The exercise:
Keep to the lines from the line containing "Reproduce this chart with matplotlib." through the line containing "0.412, 1.23, 3.70, 11.1, 33.3, 100.0]": copy them exactly and leave every picture out.

--------------------

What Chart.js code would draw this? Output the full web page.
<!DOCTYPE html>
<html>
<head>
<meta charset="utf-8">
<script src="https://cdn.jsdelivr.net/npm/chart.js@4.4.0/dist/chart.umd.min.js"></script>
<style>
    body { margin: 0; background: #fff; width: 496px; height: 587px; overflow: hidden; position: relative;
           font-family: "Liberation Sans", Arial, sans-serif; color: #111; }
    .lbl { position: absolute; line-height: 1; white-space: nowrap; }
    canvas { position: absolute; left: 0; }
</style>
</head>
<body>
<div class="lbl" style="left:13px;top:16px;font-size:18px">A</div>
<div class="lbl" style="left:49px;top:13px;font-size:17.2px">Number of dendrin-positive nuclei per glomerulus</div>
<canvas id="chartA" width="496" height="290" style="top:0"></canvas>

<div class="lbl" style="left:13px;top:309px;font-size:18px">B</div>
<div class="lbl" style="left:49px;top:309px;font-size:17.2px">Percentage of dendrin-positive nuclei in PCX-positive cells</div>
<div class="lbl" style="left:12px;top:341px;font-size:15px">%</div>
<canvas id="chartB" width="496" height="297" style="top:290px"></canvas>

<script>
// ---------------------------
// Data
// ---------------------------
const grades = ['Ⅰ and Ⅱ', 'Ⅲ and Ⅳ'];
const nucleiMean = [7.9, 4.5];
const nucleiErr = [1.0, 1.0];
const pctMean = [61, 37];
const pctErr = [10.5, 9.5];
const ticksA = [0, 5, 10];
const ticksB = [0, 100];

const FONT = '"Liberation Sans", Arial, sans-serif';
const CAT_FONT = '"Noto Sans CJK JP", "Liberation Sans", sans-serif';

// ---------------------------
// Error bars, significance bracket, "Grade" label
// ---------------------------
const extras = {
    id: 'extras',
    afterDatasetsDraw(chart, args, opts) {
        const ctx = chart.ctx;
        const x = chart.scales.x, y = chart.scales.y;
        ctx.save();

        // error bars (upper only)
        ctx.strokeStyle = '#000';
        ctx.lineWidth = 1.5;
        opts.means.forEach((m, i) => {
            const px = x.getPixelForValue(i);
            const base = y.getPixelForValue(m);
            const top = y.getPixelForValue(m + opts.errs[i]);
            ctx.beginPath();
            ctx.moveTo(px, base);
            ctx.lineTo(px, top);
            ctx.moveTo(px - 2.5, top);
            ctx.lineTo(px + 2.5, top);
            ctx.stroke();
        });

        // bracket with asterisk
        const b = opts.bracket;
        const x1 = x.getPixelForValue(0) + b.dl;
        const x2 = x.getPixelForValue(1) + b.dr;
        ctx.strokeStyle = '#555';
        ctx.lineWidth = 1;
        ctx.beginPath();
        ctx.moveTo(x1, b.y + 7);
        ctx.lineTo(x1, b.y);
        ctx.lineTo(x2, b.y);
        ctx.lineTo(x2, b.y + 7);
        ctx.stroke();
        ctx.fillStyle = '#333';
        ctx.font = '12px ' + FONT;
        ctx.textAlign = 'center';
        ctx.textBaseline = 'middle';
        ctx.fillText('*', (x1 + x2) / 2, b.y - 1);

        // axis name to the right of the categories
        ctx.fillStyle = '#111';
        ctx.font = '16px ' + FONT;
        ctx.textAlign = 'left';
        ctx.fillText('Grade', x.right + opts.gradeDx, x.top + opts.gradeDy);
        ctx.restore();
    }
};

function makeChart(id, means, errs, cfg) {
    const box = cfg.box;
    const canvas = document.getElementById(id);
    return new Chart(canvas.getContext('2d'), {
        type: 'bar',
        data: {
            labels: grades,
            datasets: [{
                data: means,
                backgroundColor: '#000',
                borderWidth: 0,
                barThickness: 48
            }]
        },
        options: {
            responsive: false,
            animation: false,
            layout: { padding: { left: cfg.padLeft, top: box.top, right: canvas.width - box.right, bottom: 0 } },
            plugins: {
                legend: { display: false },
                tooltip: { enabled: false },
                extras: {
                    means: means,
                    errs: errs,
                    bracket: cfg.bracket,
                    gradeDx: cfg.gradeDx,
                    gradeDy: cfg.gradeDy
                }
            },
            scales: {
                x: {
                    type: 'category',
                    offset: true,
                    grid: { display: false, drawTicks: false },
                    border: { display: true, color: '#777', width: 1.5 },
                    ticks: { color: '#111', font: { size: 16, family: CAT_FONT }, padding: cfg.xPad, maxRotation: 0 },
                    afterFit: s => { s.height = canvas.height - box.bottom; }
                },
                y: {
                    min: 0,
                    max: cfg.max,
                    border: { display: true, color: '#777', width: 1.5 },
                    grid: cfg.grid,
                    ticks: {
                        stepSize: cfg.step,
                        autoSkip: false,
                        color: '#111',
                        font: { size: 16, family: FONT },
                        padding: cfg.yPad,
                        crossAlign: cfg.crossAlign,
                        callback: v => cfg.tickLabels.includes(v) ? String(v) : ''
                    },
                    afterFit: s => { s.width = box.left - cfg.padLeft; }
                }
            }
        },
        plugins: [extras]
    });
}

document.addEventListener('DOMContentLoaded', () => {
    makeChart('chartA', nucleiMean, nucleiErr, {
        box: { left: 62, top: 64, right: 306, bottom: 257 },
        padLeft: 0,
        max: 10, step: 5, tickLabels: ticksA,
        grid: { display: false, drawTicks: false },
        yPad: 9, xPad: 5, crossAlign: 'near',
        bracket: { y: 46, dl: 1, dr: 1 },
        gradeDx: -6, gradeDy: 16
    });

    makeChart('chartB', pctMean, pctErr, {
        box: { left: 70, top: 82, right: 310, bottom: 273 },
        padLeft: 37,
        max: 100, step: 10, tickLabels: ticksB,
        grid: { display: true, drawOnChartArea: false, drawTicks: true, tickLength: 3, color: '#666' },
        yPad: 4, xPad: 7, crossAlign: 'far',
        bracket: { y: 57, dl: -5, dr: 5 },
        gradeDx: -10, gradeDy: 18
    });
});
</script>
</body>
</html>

--------------------

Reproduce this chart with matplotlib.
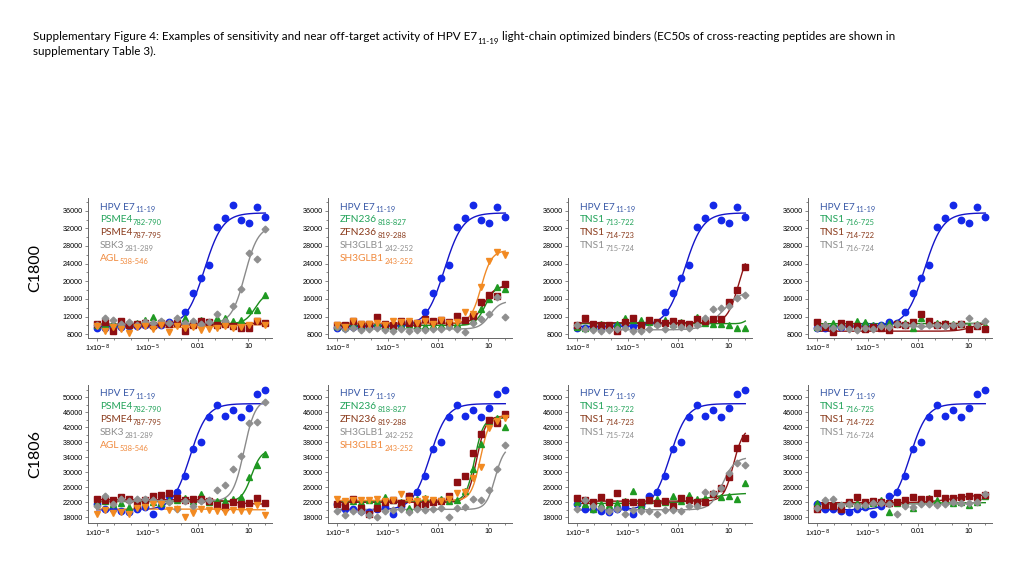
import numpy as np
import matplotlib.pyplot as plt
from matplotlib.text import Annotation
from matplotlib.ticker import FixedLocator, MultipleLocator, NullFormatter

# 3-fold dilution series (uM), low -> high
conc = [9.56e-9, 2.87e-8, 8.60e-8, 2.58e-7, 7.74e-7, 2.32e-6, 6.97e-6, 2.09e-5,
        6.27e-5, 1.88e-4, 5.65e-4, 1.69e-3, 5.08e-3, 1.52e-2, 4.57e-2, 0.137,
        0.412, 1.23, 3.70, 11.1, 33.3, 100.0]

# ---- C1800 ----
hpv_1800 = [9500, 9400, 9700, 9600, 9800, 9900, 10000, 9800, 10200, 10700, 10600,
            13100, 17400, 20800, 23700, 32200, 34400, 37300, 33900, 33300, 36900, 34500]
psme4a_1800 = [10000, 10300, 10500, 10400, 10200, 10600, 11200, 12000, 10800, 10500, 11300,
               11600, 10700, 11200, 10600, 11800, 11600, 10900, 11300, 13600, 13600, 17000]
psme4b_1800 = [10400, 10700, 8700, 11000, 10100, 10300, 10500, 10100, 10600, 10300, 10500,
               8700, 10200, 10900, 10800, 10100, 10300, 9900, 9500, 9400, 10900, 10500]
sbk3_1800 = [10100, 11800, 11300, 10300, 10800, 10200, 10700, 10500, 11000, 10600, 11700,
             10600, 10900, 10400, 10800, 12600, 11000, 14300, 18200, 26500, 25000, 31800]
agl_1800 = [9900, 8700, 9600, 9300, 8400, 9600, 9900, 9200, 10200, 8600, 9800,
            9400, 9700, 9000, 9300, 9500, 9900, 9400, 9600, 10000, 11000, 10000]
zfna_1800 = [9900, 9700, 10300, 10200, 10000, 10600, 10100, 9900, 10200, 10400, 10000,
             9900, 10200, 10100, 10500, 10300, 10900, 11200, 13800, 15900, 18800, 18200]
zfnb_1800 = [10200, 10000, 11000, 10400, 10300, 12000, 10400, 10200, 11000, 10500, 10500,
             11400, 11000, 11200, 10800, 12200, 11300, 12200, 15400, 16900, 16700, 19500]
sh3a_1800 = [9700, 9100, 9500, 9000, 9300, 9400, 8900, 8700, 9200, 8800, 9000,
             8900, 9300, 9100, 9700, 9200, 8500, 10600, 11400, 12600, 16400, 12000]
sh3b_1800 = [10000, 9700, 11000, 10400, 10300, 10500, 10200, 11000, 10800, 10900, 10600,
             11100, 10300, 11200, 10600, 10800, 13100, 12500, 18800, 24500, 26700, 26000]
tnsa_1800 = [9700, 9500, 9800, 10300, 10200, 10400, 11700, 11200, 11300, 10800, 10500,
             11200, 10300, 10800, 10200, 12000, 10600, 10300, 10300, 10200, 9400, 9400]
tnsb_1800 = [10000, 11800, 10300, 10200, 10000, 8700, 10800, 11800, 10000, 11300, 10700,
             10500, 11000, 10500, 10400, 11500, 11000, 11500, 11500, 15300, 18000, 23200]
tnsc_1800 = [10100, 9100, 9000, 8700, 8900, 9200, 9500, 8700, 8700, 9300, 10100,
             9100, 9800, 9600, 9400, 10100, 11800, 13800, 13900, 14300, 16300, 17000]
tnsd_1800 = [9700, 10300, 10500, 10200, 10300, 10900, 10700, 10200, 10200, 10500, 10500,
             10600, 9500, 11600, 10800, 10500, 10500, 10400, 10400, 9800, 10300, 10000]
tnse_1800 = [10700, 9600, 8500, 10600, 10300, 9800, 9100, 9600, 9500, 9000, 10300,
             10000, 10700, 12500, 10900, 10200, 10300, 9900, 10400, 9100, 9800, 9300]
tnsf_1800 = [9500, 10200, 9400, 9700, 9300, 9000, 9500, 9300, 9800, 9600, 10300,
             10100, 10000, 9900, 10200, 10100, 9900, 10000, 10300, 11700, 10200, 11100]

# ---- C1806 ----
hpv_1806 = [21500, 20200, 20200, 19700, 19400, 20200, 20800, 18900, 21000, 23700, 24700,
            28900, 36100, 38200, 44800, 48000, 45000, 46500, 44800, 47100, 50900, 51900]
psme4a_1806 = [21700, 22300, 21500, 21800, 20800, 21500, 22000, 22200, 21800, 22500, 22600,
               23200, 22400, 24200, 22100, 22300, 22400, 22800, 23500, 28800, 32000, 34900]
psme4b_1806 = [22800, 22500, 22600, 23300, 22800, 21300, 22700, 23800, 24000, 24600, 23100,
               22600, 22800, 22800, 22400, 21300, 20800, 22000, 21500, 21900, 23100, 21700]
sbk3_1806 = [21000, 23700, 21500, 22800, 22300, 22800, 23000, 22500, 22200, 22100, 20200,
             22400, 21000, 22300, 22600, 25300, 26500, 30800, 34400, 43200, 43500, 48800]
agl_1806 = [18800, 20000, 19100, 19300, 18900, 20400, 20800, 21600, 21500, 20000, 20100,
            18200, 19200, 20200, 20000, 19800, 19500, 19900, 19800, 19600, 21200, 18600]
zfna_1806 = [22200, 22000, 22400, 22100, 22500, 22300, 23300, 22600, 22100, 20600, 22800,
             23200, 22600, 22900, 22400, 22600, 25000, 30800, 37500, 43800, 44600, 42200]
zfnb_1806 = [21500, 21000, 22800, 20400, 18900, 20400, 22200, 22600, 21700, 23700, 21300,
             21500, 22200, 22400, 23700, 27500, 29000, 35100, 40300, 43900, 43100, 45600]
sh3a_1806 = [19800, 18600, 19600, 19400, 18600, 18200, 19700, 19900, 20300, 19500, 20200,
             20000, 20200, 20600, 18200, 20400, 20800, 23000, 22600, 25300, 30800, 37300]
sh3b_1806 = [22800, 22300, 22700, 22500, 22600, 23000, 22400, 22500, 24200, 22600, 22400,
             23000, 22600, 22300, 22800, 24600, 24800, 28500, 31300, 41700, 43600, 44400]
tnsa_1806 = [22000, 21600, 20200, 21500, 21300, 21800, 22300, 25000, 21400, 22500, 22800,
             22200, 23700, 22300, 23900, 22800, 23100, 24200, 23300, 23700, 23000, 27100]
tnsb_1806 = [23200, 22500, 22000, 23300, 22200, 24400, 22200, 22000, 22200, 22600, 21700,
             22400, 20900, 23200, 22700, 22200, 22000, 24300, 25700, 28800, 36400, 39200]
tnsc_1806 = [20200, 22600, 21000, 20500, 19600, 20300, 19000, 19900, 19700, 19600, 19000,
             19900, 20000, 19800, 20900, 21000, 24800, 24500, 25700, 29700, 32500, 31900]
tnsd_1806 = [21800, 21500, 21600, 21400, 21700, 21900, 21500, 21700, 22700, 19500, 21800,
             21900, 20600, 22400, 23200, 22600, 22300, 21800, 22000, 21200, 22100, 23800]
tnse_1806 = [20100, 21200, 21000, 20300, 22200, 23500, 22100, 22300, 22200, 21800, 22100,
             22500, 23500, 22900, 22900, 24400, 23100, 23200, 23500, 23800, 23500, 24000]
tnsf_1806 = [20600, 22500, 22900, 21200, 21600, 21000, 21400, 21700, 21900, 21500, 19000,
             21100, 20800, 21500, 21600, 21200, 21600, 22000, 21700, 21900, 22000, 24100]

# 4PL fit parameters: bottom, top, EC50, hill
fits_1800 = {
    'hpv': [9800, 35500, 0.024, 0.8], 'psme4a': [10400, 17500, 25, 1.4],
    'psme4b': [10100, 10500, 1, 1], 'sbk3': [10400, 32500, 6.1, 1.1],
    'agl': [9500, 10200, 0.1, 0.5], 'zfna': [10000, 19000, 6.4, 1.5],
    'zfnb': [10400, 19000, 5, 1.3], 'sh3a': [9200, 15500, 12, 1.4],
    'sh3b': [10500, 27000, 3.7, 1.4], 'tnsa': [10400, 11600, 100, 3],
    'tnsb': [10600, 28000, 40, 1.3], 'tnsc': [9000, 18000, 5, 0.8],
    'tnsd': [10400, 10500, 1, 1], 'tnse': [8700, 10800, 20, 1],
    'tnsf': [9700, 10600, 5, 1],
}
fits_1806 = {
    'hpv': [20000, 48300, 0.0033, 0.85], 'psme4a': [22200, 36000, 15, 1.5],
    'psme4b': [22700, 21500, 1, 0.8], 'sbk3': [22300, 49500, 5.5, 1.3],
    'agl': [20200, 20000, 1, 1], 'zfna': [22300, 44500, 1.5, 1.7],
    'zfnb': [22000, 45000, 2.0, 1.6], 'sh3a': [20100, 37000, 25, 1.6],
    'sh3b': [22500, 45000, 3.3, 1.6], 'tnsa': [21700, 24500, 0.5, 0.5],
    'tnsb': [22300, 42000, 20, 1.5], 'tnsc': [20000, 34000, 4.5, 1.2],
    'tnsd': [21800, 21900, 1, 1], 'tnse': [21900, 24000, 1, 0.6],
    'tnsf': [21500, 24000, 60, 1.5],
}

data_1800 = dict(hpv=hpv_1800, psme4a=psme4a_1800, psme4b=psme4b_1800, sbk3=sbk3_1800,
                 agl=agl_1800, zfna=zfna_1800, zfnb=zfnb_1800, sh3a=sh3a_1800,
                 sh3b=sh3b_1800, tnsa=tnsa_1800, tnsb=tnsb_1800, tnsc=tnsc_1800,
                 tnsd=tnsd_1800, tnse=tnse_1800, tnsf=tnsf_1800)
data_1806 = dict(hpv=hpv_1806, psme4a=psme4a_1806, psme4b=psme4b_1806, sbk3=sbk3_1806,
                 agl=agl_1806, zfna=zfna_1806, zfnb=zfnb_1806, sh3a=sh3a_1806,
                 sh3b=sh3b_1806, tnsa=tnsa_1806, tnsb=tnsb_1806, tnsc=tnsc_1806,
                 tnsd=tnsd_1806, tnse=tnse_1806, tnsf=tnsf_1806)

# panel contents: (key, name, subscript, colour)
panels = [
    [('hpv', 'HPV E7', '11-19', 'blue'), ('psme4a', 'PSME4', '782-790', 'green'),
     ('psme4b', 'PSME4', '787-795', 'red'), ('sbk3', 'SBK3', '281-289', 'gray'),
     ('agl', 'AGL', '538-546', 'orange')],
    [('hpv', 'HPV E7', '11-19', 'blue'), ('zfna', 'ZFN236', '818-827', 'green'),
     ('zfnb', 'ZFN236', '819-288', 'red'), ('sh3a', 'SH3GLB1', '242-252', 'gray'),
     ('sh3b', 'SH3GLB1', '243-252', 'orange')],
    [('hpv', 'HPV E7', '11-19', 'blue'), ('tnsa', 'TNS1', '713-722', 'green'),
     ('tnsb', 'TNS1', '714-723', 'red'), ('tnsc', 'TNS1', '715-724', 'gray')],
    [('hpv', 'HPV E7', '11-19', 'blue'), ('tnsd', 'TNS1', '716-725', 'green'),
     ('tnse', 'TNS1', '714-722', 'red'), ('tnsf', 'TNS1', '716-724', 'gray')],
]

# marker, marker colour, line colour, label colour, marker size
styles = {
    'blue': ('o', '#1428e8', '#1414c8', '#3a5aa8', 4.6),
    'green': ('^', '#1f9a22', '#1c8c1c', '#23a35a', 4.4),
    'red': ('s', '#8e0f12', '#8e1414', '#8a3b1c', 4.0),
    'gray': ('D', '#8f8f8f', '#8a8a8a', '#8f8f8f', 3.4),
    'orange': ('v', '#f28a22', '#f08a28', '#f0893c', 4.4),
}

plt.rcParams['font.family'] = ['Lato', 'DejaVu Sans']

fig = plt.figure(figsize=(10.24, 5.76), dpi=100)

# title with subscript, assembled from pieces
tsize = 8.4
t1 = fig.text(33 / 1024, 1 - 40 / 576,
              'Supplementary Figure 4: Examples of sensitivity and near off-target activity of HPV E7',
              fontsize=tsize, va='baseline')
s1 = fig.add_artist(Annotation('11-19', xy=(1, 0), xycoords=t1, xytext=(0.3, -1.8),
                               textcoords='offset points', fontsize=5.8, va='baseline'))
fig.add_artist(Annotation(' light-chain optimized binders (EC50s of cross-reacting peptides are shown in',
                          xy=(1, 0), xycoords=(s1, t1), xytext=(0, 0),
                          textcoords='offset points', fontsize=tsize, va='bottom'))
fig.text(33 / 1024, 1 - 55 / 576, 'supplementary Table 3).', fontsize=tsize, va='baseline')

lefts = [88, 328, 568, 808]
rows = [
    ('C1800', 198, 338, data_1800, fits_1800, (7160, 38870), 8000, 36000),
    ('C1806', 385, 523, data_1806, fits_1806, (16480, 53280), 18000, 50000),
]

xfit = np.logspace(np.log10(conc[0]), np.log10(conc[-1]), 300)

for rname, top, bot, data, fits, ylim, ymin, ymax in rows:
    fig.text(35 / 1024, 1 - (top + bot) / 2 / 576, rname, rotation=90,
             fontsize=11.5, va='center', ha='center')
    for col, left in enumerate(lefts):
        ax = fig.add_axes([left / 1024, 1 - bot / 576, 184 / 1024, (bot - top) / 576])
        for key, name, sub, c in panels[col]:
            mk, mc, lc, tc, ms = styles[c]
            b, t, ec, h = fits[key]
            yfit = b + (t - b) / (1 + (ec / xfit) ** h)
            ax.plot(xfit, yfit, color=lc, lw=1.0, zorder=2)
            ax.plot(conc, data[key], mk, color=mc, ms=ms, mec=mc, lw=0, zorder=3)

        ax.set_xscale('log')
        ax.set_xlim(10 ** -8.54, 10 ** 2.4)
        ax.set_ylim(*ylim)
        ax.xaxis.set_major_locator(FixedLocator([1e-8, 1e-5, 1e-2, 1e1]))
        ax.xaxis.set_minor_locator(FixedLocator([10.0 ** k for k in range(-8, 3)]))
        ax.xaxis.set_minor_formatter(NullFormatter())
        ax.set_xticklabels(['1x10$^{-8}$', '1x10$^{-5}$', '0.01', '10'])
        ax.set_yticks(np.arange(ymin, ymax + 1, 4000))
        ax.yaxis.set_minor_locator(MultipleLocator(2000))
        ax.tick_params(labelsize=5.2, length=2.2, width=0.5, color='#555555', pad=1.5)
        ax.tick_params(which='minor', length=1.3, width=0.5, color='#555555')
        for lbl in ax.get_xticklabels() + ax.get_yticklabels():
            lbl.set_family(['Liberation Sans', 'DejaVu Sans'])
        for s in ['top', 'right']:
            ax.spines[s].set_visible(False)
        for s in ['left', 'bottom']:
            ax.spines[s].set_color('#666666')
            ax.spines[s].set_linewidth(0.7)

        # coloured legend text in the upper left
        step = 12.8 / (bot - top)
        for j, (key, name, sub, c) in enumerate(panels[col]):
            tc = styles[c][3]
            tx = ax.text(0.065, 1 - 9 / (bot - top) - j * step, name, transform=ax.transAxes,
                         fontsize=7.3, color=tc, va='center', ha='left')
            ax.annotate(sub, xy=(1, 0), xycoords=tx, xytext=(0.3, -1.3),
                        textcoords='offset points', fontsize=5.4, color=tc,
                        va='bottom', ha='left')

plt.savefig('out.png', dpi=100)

--------------------

Response below:
Reproduce this chart with matplotlib.
import numpy as np
import matplotlib.pyplot as plt
from matplotlib.text import Annotation
from matplotlib.ticker import FixedLocator, MultipleLocator, NullFormatter

# 3-fold dilution series (uM), low -> high
conc = [9.56e-9, 2.87e-8, 8.60e-8, 2.58e-7, 7.74e-7, 2.32e-6, 6.97e-6, 2.09e-5,
        6.27e-5, 1.88e-4, 5.65e-4, 1.69e-3, 5.08e-3, 1.52e-2, 4.57e-2, 0.137,
        0.412, 1.23, 3.70, 11.1, 33.3, 100.0]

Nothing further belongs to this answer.